JOB: Repeat the material exactly from its first line to the line that includes "-55, -49, -29, -32, -45, -41, -26, -31, -36]". Skip pictures.

=-=-=-=-=

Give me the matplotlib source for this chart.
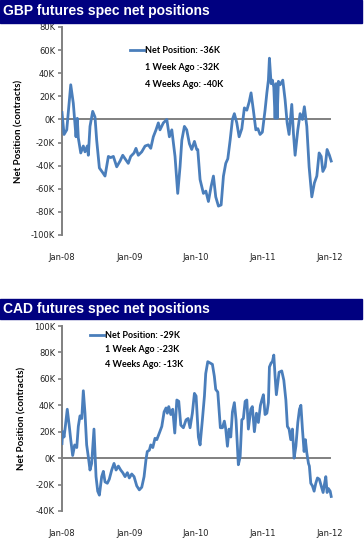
import matplotlib
matplotlib.use("Agg")
import matplotlib.pyplot as plt
from matplotlib.lines import Line2D
from matplotlib.patches import Rectangle
import matplotlib.ticker as mticker
import matplotlib.dates as mdates
import pandas as pd

# weeks since 2008-01-01 and net positions (thousands of contracts)
gbp_week = [0, 1.6, 3.7, 6.8, 8.8, 10.9, 11.9, 12.7, 14.6, 16.6, 17.9, 19.7, 20.5, 21.8,
            23.9, 25.7, 27.0, 29.1, 31.7, 33.5, 36.1, 37.9, 40.0, 42.6, 45.2, 47.3, 49.1,
            51.6, 53.5, 56.1, 57.6, 59.4, 62.1, 64.7, 67.2, 69.1, 71.1, 73.2, 75.0, 76.3,
            78.9, 81.6, 83.6, 85.5, 88.0, 90.1, 91.9, 93.3, 95.3, 97.1, 99.2, 101.0, 103.1,
            104.9, 105.7, 107.5, 110.1, 112.0, 114.0, 116.1, 117.9, 119.7, 121.8, 123.9,
            125.7, 127.5, 129.1, 130.9, 132.7, 134.2, 136.1, 137.9, 140.0, 142.0, 143.9,
            145.7, 147.2, 149.0, 150.9, 152.5, 154.2, 156.0, 158.1, 159.5, 160.7, 161.5,
            162.8, 163.8, 164.9, 165.9, 166.7, 167.5, 168.5, 169.8, 171.9, 173.7, 175.3,
            176.8, 178.9, 180.2, 181.5, 183.6, 185.4, 187.2, 188.7, 190.6, 192.4, 194.5,
            196.5, 198.4, 200.2, 201.8, 203.1, 204.9, 206.4, 208.2, 209.6]
gbp_val = [6, -13, -9, 30, 14, -15, 1, -16, -29, -23, -28, -23, -31, -6,
           7, 2, -18, -42, -46, -49, -32, -33, -32, -41, -36, -31, -34,
           -38, -32, -29, -25, -31, -28, -23, -22, -25, -15, -9, -3, -9,
           -3, 0, -15, -9, -32, -64, -41, -18, -6, -9, -21, -26, -19,
           -26, -26, -52, -64, -62, -71, -58, -49, -67, -75, -74,
           -49, -38, -34, -18, 0, 5, -3, -15, -8, 10, 8,
           15, 23, 8, -9, -8, -13, -11, 8, 23, 34, 53,
           31, 34, 28, 1, 31, 1, 33, 30, 34, 17, -3,
           -13, 13, -12, -31, -9, 5, 0, 11, -6, -41, -67,
           -55, -49, -29, -32, -45, -41, -26, -31, -36]

cad_week = [0, 0.5, 1.6, 2.6, 4.1, 5.7, 6.8, 8.3, 9.9, 11.5, 12.7, 14.0, 15.4, 16.6,
            17.9, 19.2, 20.5, 21.8, 23.1, 24.9, 26.5, 27.8, 29.1, 30.9, 32.2, 33.5, 35.3,
            36.8, 38.7, 40.5, 42.1, 43.9, 45.7, 47.3, 49.1, 50.9, 52.4, 54.3, 56.1, 58.2,
            60.2, 62.1, 63.9, 65.4, 66.4, 68.0, 69.1, 70.7, 72.4, 73.8, 75.8, 77.7, 79.5,
            81.0, 82.0, 83.1, 84.7, 86.2, 87.8, 89.4, 90.9, 92.5, 94.5, 96.6, 98.2, 99.7,
            101.5, 103.1, 104.4, 106.2, 107.5, 109.3, 110.9, 111.9, 113.5, 115.3, 117.1,
            118.6, 119.7, 121.3, 122.3, 123.3, 124.9, 126.4, 127.5, 128.8, 130.1, 131.4,
            132.7, 134.2, 135.5, 137.3, 138.7, 140.0, 141.2, 142.6, 143.9, 145.1, 147.0,
            148.2, 149.8, 151.4, 152.9, 154.5, 155.6, 156.8, 158.1, 159.5, 160.7, 161.5,
            162.8, 163.8, 164.9, 165.9, 166.9, 168.0, 169.0, 171.1, 172.7, 174.3, 175.5,
            176.8, 178.1, 179.4, 180.7, 182.1, 183.6, 184.9, 186.0, 187.2, 188.5, 189.5,
            190.6, 191.9, 192.6, 193.7, 195.0, 196.3, 197.6, 198.9, 200.4, 201.8, 203.3,
            204.3, 205.4, 206.4, 207.4, 208.8, 209.6]
cad_val = [11, 20, 16, 24, 37, 24, 14, 2, 10, 8, 24, 32, 30, 51,
           34, 10, 1, -9, -4, 22, -14, -25, -28, -14, -10, -18, -19,
           -16, -9, -4, -9, -6, -9, -11, -14, -11, -15, -12, -14, -21,
           -24, -22, -14, -1, 5, 6, 10, 8, 15, 14, 19, 24, 35,
           38, 34, 39, 33, 37, 19, 44, 43, 25, 23, 29, 30, 23,
           34, 49, 47, 16, 10, 29, 47, 64, 73, 72, 71,
           62, 52, 50, 37, 23, 23, 28, 22, 9, 22, 16,
           35, 42, 29, -5, 1, 29, 30, 43, 44, 22, 37,
           39, 20, 34, 27, 40, 44, 48, 33, 34, 42, 69,
           72, 73, 78, 62, 48, 57, 65, 66, 59, 44, 24,
           22, 14, 22, 0, 9, 27, 37, 40, 22, 5, 14,
           4, -4, -6, -19, -21, -25, -19, -15, -16, -21, -26,
           -20, -14, -26, -23, -25, -29]

gbp_legend = ["Net Position: -36K", "1 Week Ago :-32K", "4 Weeks Ago: -40K"]
cad_legend = ["Net Position: -29K", "1 Week Ago :-23K", "4 Weeks Ago: -13K"]
year_ticks = ["2008-01-01", "2009-01-01", "2010-01-01", "2011-01-01", "2012-01-01"]

W, H = 364, 543
fig = plt.figure(figsize=(W / 100, H / 100), dpi=100)
navy = "#000080"
blue = "#4A7EBB"
grey = "#808080"
start = pd.Timestamp("2008-01-01")


def px(x0, y0, x1, y1):
    return [x0 / W, 1 - y1 / H, (x1 - x0) / W, (y1 - y0) / H]


def title_bar(y0, y1, text):
    fig.patches.append(Rectangle((0, 1 - y1 / H), 362 / W, (y1 - y0) / H,
                                 transform=fig.transFigure, color=navy, zorder=0))
    fig.text(3 / W, 1 - (y0 + y1) / 2 / H, text, color="white", fontsize=10,
             fontweight="bold", family="Liberation Sans", va="center", ha="left")


def panel(rect, weeks, vals, ylim, step, labels, leg_xy, spacing):
    ax = fig.add_axes(rect)
    dates = start + pd.to_timedelta([w * 7 for w in weeks], unit="D")
    ax.plot(dates, [v * 1000 for v in vals], color=blue, lw=2.0, zorder=3)
    ax.axhline(0, xmin=0, xmax=0.99, color=grey, lw=1.4, zorder=2)
    ax.set_xlim(start, pd.Timestamp("2012-01-17"))
    ax.set_ylim(ylim[0] * 1000, ylim[1] * 1000)
    ax.yaxis.set_major_locator(mticker.MultipleLocator(step * 1000))
    ax.yaxis.set_major_formatter(mticker.FuncFormatter(lambda v, p: f"{v / 1000:.0f}K"))
    ax.set_xticks(pd.to_datetime(year_ticks))
    ax.xaxis.set_major_formatter(mdates.DateFormatter("%b-%y"))
    for s in ["top", "right", "bottom"]:
        ax.spines[s].set_visible(False)
    ax.spines["left"].set_color(grey)
    ax.spines["left"].set_linewidth(1.4)
    ax.tick_params(axis="y", colors=grey, length=3, width=1.2, labelsize=6,
                   labelcolor="#222222", pad=2)
    ax.tick_params(axis="x", length=0, labelsize=6, labelcolor="#222222", pad=13)
    ax.set_ylabel("Net Position (contracts)", fontsize=7, fontweight="bold",
                  family="Lato", labelpad=5)
    ax.set_facecolor("none")
    handles = [Line2D([], [], color=blue, lw=2.0),
               Line2D([], [], color="none"), Line2D([], [], color="none")]
    ax.legend(handles, labels, loc="upper left", bbox_to_anchor=leg_xy, frameon=False,
              borderpad=0, borderaxespad=0, handlelength=1.6, handletextpad=0.1,
              labelspacing=spacing, prop={"family": "Lato", "weight": "bold", "size": 6.5})
    return ax


title_bar(0, 23, "GBP futures spec net positions")
panel(px(62, 27, 333, 235), gbp_week, gbp_val, (-100, 80), 20, gbp_legend,
      ((130 - 62) / 271, (235 - 46) / 208), 0.9)

title_bar(299, 319, "CAD futures spec net positions")
panel(px(62, 326, 333, 511), cad_week, cad_val, (-40, 100), 20, cad_legend,
      ((90 - 62) / 271, (511 - 331) / 185), 0.6)

fig.savefig("out.png", dpi=100)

=-=-=-=-=

SOLUTION TO THIS TASK:
Give me the matplotlib source for this chart.
import matplotlib
matplotlib.use("Agg")
import matplotlib.pyplot as plt
from matplotlib.lines import Line2D
from matplotlib.patches import Rectangle
import matplotlib.ticker as mticker
import matplotlib.dates as mdates
import pandas as pd

# weeks since 2008-01-01 and net positions (thousands of contracts)
gbp_week = [0, 1.6, 3.7, 6.8, 8.8, 10.9, 11.9, 12.7, 14.6, 16.6, 17.9, 19.7, 20.5, 21.8,
            23.9, 25.7, 27.0, 29.1, 31.7, 33.5, 36.1, 37.9, 40.0, 42.6, 45.2, 47.3, 49.1,
            51.6, 53.5, 56.1, 57.6, 59.4, 62.1, 64.7, 67.2, 69.1, 71.1, 73.2, 75.0, 76.3,
            78.9, 81.6, 83.6, 85.5, 88.0, 90.1, 91.9, 93.3, 95.3, 97.1, 99.2, 101.0, 103.1,
            104.9, 105.7, 107.5, 110.1, 112.0, 114.0, 116.1, 117.9, 119.7, 121.8, 123.9,
            125.7, 127.5, 129.1, 130.9, 132.7, 134.2, 136.1, 137.9, 140.0, 142.0, 143.9,
            145.7, 147.2, 149.0, 150.9, 152.5, 154.2, 156.0, 158.1, 159.5, 160.7, 161.5,
            162.8, 163.8, 164.9, 165.9, 166.7, 167.5, 168.5, 169.8, 171.9, 173.7, 175.3,
            176.8, 178.9, 180.2, 181.5, 183.6, 185.4, 187.2, 188.7, 190.6, 192.4, 194.5,
            196.5, 198.4, 200.2, 201.8, 203.1, 204.9, 206.4, 208.2, 209.6]
gbp_val = [6, -13, -9, 30, 14, -15, 1, -16, -29, -23, -28, -23, -31, -6,
           7, 2, -18, -42, -46, -49, -32, -33, -32, -41, -36, -31, -34,
           -38, -32, -29, -25, -31, -28, -23, -22, -25, -15, -9, -3, -9,
           -3, 0, -15, -9, -32, -64, -41, -18, -6, -9, -21, -26, -19,
           -26, -26, -52, -64, -62, -71, -58, -49, -67, -75, -74,
           -49, -38, -34, -18, 0, 5, -3, -15, -8, 10, 8,
           15, 23, 8, -9, -8, -13, -11, 8, 23, 34, 53,
           31, 34, 28, 1, 31, 1, 33, 30, 34, 17, -3,
           -13, 13, -12, -31, -9, 5, 0, 11, -6, -41, -67,
           -55, -49, -29, -32, -45, -41, -26, -31, -36]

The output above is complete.